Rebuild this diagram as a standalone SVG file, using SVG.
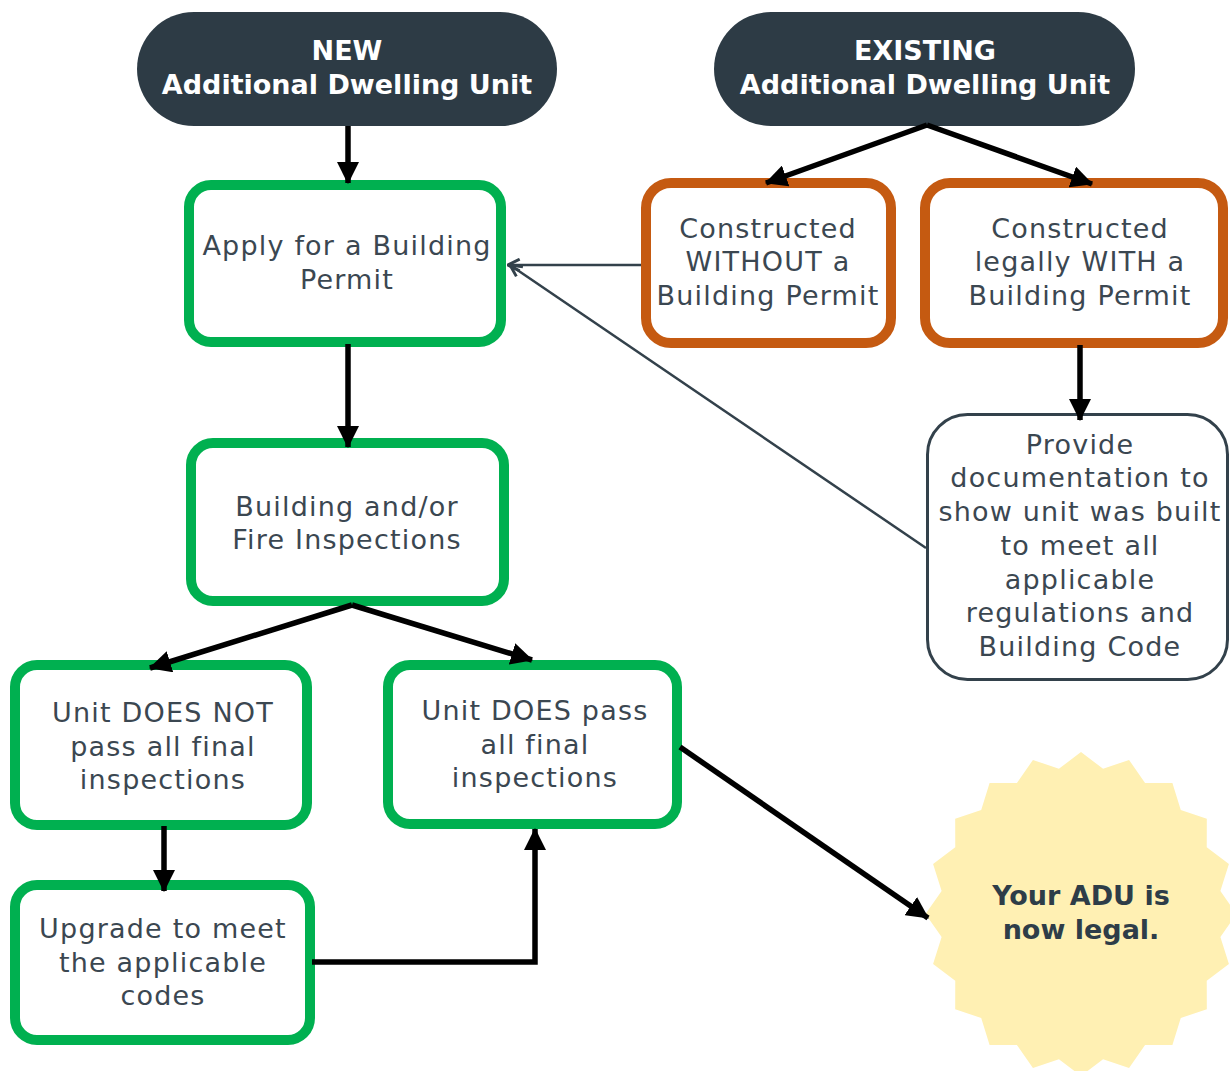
<svg xmlns="http://www.w3.org/2000/svg" width="1230" height="1071" viewBox="0 0 1230 1071">
<style>
.pill{fill:#2d3b45}
.ht{font-family:"DejaVu Sans",sans-serif;font-weight:bold;font-size:27px;fill:#ffffff;text-anchor:middle}
.g{fill:#ffffff;stroke:#00b050;stroke-width:10}
.o{fill:#ffffff;stroke:#c55a11;stroke-width:10}
.d{fill:#ffffff;stroke:#33414b;stroke-width:3}
.t{font-family:"DejaVu Sans",sans-serif;font-size:27px;fill:#3b4751;text-anchor:middle;letter-spacing:1.2px}
.st{font-family:"DejaVu Sans",sans-serif;font-weight:bold;font-size:27px;fill:#2e3d48;text-anchor:middle}
.a{fill:none;stroke:#000000;stroke-width:5.5}
.th{fill:none;stroke:#33414b;stroke-width:2.5}
</style>
<defs>
<marker id="ah" markerUnits="userSpaceOnUse" viewBox="0 0 20 20" refX="19" refY="10" markerWidth="22" markerHeight="22" orient="auto">
<path d="M0,0 L20,10 L0,20 z" fill="#000000"/>
</marker>
<marker id="oh" markerUnits="userSpaceOnUse" viewBox="0 0 12 12" refX="11" refY="6" markerWidth="14" markerHeight="14" orient="auto">
<path d="M1,1 L11,6 L1,11" fill="none" stroke="#33414b" stroke-width="2.5"/>
</marker>
</defs>
<rect width="1230" height="1071" fill="#ffffff"/>

<g id="new-adu">
<rect class="pill" x="137" y="12" width="420" height="114" rx="57"/>
<text class="ht" x="347" y="60">NEW</text>
<text class="ht" x="347" y="94">Additional Dwelling Unit</text>
</g>
<g id="existing-adu">
<rect class="pill" x="714" y="12" width="421" height="114" rx="57"/>
<text class="ht" x="925" y="60">EXISTING</text>
<text class="ht" x="925" y="94">Additional Dwelling Unit</text>
</g>
<g id="apply-permit">
<rect class="g" x="189" y="185" width="312" height="157" rx="22"/>
<text class="t" x="347" y="255">Apply for a Building</text>
<text class="t" x="347" y="289">Permit</text>
</g>
<g id="inspections">
<rect class="g" x="191" y="443" width="313" height="158" rx="22"/>
<text class="t" x="347" y="516">Building and/or</text>
<text class="t" x="347" y="549">Fire Inspections</text>
</g>
<g id="does-not-pass">
<rect class="g" x="15" y="665" width="292" height="160" rx="22"/>
<text class="t" x="163" y="722">Unit DOES NOT</text>
<text class="t" x="163" y="756">pass all final</text>
<text class="t" x="163" y="789">inspections</text>
</g>
<g id="does-pass">
<rect class="g" x="388" y="665" width="289" height="159" rx="22"/>
<text class="t" x="535" y="720">Unit DOES pass</text>
<text class="t" x="535" y="754">all final</text>
<text class="t" x="535" y="787">inspections</text>
</g>
<g id="upgrade">
<rect class="g" x="15" y="885" width="295" height="155" rx="22"/>
<text class="t" x="163" y="938">Upgrade to meet</text>
<text class="t" x="163" y="972">the applicable</text>
<text class="t" x="163" y="1005">codes</text>
</g>
<g id="without-permit">
<rect class="o" x="646" y="183" width="245" height="160" rx="25"/>
<text class="t" x="768" y="238">Constructed</text>
<text class="t" x="768" y="271">WITHOUT a</text>
<text class="t" x="768" y="305">Building Permit</text>
</g>
<g id="with-permit">
<rect class="o" x="925" y="183" width="298" height="160" rx="25"/>
<text class="t" x="1080" y="238">Constructed</text>
<text class="t" x="1080" y="271">legally WITH a</text>
<text class="t" x="1080" y="305">Building Permit</text>
</g>
<g id="documentation">
<rect class="d" x="927.5" y="414.5" width="300" height="265" rx="40"/>
<text class="t" x="1080" y="454">Provide</text>
<text class="t" x="1080" y="487">documentation to</text>
<text class="t" x="1080" y="521">show unit was built</text>
<text class="t" x="1080" y="555">to meet all</text>
<text class="t" x="1080" y="589">applicable</text>
<text class="t" x="1080" y="622">regulations and</text>
<text class="t" x="1080" y="656">Building Code</text>
</g>
<g id="legal">
<polygon fill="#fff0b3" transform="translate(1081,914) scale(0.96,1)" points="0,-162 22.99,-145.19 50.06,-154.08 66.74,-130.98 95.22,-131.06 103.94,-103.94 131.06,-95.22 130.98,-66.74 154.08,-50.06 145.19,-22.99 162,0 145.19,22.99 154.08,50.06 130.98,66.74 131.06,95.22 103.94,103.94 95.22,131.06 66.74,130.98 50.06,154.08 22.99,145.19 0,162 -22.99,145.19 -50.06,154.08 -66.74,130.98 -95.22,131.06 -103.94,103.94 -131.06,95.22 -130.98,66.74 -154.08,50.06 -145.19,22.99 -162,0 -145.19,-22.99 -154.08,-50.06 -130.98,-66.74 -131.06,-95.22 -103.94,-103.94 -95.22,-131.06 -66.74,-130.98 -50.06,-154.08 -22.99,-145.19"/>
<text class="st" x="1081" y="905">Your ADU is</text>
<text class="st" x="1081" y="939">now legal.</text>
</g>

<g id="connectors">
<line class="a" x1="348" y1="126" x2="348" y2="183" marker-end="url(#ah)"/>
<line class="a" x1="348" y1="344" x2="348" y2="447" marker-end="url(#ah)"/>
<line class="a" x1="927" y1="125" x2="766" y2="183" marker-end="url(#ah)"/>
<line class="a" x1="927" y1="125" x2="1092" y2="184" marker-end="url(#ah)"/>
<line class="a" x1="1080" y1="345" x2="1080" y2="420" marker-end="url(#ah)"/>
<line class="a" x1="352" y1="605" x2="150" y2="668" marker-end="url(#ah)"/>
<line class="a" x1="352" y1="605" x2="532" y2="660" marker-end="url(#ah)"/>
<line class="a" x1="164" y1="826" x2="164" y2="891" marker-end="url(#ah)"/>
<path class="a" d="M312,962 H535 V829" marker-end="url(#ah)"/>
<line class="a" x1="680" y1="747" x2="928" y2="918" marker-end="url(#ah)"/>
<line class="th" x1="641" y1="265" x2="508" y2="265" marker-end="url(#oh)"/>
<line class="th" x1="926" y1="548" x2="510" y2="265" marker-end="url(#oh)"/>
</g>
</svg>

====================

▸ **What is asked**: Transcribe the full listing character for character. Pictures are excluded.

▸ **Written response**:
Rebuild this diagram as a standalone SVG file, using SVG.
<svg xmlns="http://www.w3.org/2000/svg" width="1230" height="1071" viewBox="0 0 1230 1071">
<style>
.pill{fill:#2d3b45}
.ht{font-family:"DejaVu Sans",sans-serif;font-weight:bold;font-size:27px;fill:#ffffff;text-anchor:middle}
.g{fill:#ffffff;stroke:#00b050;stroke-width:10}
.o{fill:#ffffff;stroke:#c55a11;stroke-width:10}
.d{fill:#ffffff;stroke:#33414b;stroke-width:3}
.t{font-family:"DejaVu Sans",sans-serif;font-size:27px;fill:#3b4751;text-anchor:middle;letter-spacing:1.2px}
.st{font-family:"DejaVu Sans",sans-serif;font-weight:bold;font-size:27px;fill:#2e3d48;text-anchor:middle}
.a{fill:none;stroke:#000000;stroke-width:5.5}
.th{fill:none;stroke:#33414b;stroke-width:2.5}
</style>
<defs>
<marker id="ah" markerUnits="userSpaceOnUse" viewBox="0 0 20 20" refX="19" refY="10" markerWidth="22" markerHeight="22" orient="auto">
<path d="M0,0 L20,10 L0,20 z" fill="#000000"/>
</marker>
<marker id="oh" markerUnits="userSpaceOnUse" viewBox="0 0 12 12" refX="11" refY="6" markerWidth="14" markerHeight="14" orient="auto">
<path d="M1,1 L11,6 L1,11" fill="none" stroke="#33414b" stroke-width="2.5"/>
</marker>
</defs>
<rect width="1230" height="1071" fill="#ffffff"/>

<g id="new-adu">
<rect class="pill" x="137" y="12" width="420" height="114" rx="57"/>
<text class="ht" x="347" y="60">NEW</text>
<text class="ht" x="347" y="94">Additional Dwelling Unit</text>
</g>
<g id="existing-adu">
<rect class="pill" x="714" y="12" width="421" height="114" rx="57"/>
<text class="ht" x="925" y="60">EXISTING</text>
<text class="ht" x="925" y="94">Additional Dwelling Unit</text>
</g>
<g id="apply-permit">
<rect class="g" x="189" y="185" width="312" height="157" rx="22"/>
<text class="t" x="347" y="255">Apply for a Building</text>
<text class="t" x="347" y="289">Permit</text>
</g>
<g id="inspections">
<rect class="g" x="191" y="443" width="313" height="158" rx="22"/>
<text class="t" x="347" y="516">Building and/or</text>
<text class="t" x="347" y="549">Fire Inspections</text>
</g>
<g id="does-not-pass">
<rect class="g" x="15" y="665" width="292" height="160" rx="22"/>
<text class="t" x="163" y="722">Unit DOES NOT</text>
<text class="t" x="163" y="756">pass all final</text>
<text class="t" x="163" y="789">inspections</text>
</g>
<g id="does-pass">
<rect class="g" x="388" y="665" width="289" height="159" rx="22"/>
<text class="t" x="535" y="720">Unit DOES pass</text>
<text class="t" x="535" y="754">all final</text>
<text class="t" x="535" y="787">inspections</text>
</g>
<g id="upgrade">
<rect class="g" x="15" y="885" width="295" height="155" rx="22"/>
<text class="t" x="163" y="938">Upgrade to meet</text>
<text class="t" x="163" y="972">the applicable</text>
<text class="t" x="163" y="1005">codes</text>
</g>
<g id="without-permit">
<rect class="o" x="646" y="183" width="245" height="160" rx="25"/>
<text class="t" x="768" y="238">Constructed</text>
<text class="t" x="768" y="271">WITHOUT a</text>
<text class="t" x="768" y="305">Building Permit</text>
</g>
<g id="with-permit">
<rect class="o" x="925" y="183" width="298" height="160" rx="25"/>
<text class="t" x="1080" y="238">Constructed</text>
<text class="t" x="1080" y="271">legally WITH a</text>
<text class="t" x="1080" y="305">Building Permit</text>
</g>
<g id="documentation">
<rect class="d" x="927.5" y="414.5" width="300" height="265" rx="40"/>
<text class="t" x="1080" y="454">Provide</text>
<text class="t" x="1080" y="487">documentation to</text>
<text class="t" x="1080" y="521">show unit was built</text>
<text class="t" x="1080" y="555">to meet all</text>
<text class="t" x="1080" y="589">applicable</text>
<text class="t" x="1080" y="622">regulations and</text>
<text class="t" x="1080" y="656">Building Code</text>
</g>
<g id="legal">
<polygon fill="#fff0b3" transform="translate(1081,914) scale(0.96,1)" points="0,-162 22.99,-145.19 50.06,-154.08 66.74,-130.98 95.22,-131.06 103.94,-103.94 131.06,-95.22 130.98,-66.74 154.08,-50.06 145.19,-22.99 162,0 145.19,22.99 154.08,50.06 130.98,66.74 131.06,95.22 103.94,103.94 95.22,131.06 66.74,130.98 50.06,154.08 22.99,145.19 0,162 -22.99,145.19 -50.06,154.08 -66.74,130.98 -95.22,131.06 -103.94,103.94 -131.06,95.22 -130.98,66.74 -154.08,50.06 -145.19,22.99 -162,0 -145.19,-22.99 -154.08,-50.06 -130.98,-66.74 -131.06,-95.22 -103.94,-103.94 -95.22,-131.06 -66.74,-130.98 -50.06,-154.08 -22.99,-145.19"/>
<text class="st" x="1081" y="905">Your ADU is</text>
<text class="st" x="1081" y="939">now legal.</text>
</g>

<g id="connectors">
<line class="a" x1="348" y1="126" x2="348" y2="183" marker-end="url(#ah)"/>
<line class="a" x1="348" y1="344" x2="348" y2="447" marker-end="url(#ah)"/>
<line class="a" x1="927" y1="125" x2="766" y2="183" marker-end="url(#ah)"/>
<line class="a" x1="927" y1="125" x2="1092" y2="184" marker-end="url(#ah)"/>
<line class="a" x1="1080" y1="345" x2="1080" y2="420" marker-end="url(#ah)"/>
<line class="a" x1="352" y1="605" x2="150" y2="668" marker-end="url(#ah)"/>
<line class="a" x1="352" y1="605" x2="532" y2="660" marker-end="url(#ah)"/>
<line class="a" x1="164" y1="826" x2="164" y2="891" marker-end="url(#ah)"/>
<path class="a" d="M312,962 H535 V829" marker-end="url(#ah)"/>
<line class="a" x1="680" y1="747" x2="928" y2="918" marker-end="url(#ah)"/>
<line class="th" x1="641" y1="265" x2="508" y2="265" marker-end="url(#oh)"/>
<line class="th" x1="926" y1="548" x2="510" y2="265" marker-end="url(#oh)"/>
</g>
</svg>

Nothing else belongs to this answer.